**YOUR GOAL**. Copy exactly the lines from the first line of the records below through the line containing "const yTicks = [0,5,10,15,20,25,30,35,40,45];", including both, and nothing else.
━━━ MATERIAL PROVIDED
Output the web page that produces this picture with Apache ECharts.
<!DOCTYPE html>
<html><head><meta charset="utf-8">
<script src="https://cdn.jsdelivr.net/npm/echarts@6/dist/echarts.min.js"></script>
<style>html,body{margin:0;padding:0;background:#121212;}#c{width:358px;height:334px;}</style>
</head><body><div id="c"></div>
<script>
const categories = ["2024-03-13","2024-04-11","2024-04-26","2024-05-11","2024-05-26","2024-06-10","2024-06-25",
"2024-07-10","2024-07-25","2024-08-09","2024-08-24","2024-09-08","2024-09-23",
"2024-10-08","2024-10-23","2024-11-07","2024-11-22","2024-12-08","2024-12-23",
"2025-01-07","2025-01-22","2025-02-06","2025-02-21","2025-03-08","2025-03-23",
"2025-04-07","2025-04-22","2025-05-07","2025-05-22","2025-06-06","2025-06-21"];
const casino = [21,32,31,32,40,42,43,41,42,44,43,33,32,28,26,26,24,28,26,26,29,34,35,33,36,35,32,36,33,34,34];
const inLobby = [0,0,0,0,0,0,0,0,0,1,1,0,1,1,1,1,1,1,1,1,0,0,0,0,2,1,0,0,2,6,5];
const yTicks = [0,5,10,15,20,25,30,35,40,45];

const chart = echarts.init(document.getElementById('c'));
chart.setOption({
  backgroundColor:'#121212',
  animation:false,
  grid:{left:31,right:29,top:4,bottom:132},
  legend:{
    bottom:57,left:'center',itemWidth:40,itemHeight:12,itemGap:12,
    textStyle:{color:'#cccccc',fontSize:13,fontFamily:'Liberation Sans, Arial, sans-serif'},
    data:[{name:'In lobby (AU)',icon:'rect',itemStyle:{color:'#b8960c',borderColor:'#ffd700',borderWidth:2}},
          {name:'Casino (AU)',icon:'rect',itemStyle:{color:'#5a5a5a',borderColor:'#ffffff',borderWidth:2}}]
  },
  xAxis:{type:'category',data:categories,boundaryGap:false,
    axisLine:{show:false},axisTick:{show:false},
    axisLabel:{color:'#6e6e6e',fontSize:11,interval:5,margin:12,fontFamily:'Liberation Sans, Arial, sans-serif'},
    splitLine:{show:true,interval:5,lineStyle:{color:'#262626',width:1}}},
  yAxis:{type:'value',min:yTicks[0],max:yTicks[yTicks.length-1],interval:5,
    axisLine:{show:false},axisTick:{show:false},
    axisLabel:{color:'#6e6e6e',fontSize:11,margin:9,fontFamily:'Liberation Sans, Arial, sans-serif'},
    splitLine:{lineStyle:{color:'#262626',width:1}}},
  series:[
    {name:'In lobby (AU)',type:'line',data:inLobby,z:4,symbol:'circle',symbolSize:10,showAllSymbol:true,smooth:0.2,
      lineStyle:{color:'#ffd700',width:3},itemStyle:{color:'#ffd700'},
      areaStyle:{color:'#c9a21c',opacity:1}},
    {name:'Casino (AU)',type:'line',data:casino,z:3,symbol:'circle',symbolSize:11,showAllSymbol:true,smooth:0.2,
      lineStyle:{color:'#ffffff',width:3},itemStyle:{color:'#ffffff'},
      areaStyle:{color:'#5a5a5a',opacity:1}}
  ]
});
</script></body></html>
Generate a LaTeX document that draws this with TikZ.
━━━━━━
**CORRECT OUTPUT**.
Output the web page that produces this picture with Apache ECharts.
<!DOCTYPE html>
<html><head><meta charset="utf-8">
<script src="https://cdn.jsdelivr.net/npm/echarts@6/dist/echarts.min.js"></script>
<style>html,body{margin:0;padding:0;background:#121212;}#c{width:358px;height:334px;}</style>
</head><body><div id="c"></div>
<script>
const categories = ["2024-03-13","2024-04-11","2024-04-26","2024-05-11","2024-05-26","2024-06-10","2024-06-25",
"2024-07-10","2024-07-25","2024-08-09","2024-08-24","2024-09-08","2024-09-23",
"2024-10-08","2024-10-23","2024-11-07","2024-11-22","2024-12-08","2024-12-23",
"2025-01-07","2025-01-22","2025-02-06","2025-02-21","2025-03-08","2025-03-23",
"2025-04-07","2025-04-22","2025-05-07","2025-05-22","2025-06-06","2025-06-21"];
const casino = [21,32,31,32,40,42,43,41,42,44,43,33,32,28,26,26,24,28,26,26,29,34,35,33,36,35,32,36,33,34,34];
const inLobby = [0,0,0,0,0,0,0,0,0,1,1,0,1,1,1,1,1,1,1,1,0,0,0,0,2,1,0,0,2,6,5];
const yTicks = [0,5,10,15,20,25,30,35,40,45];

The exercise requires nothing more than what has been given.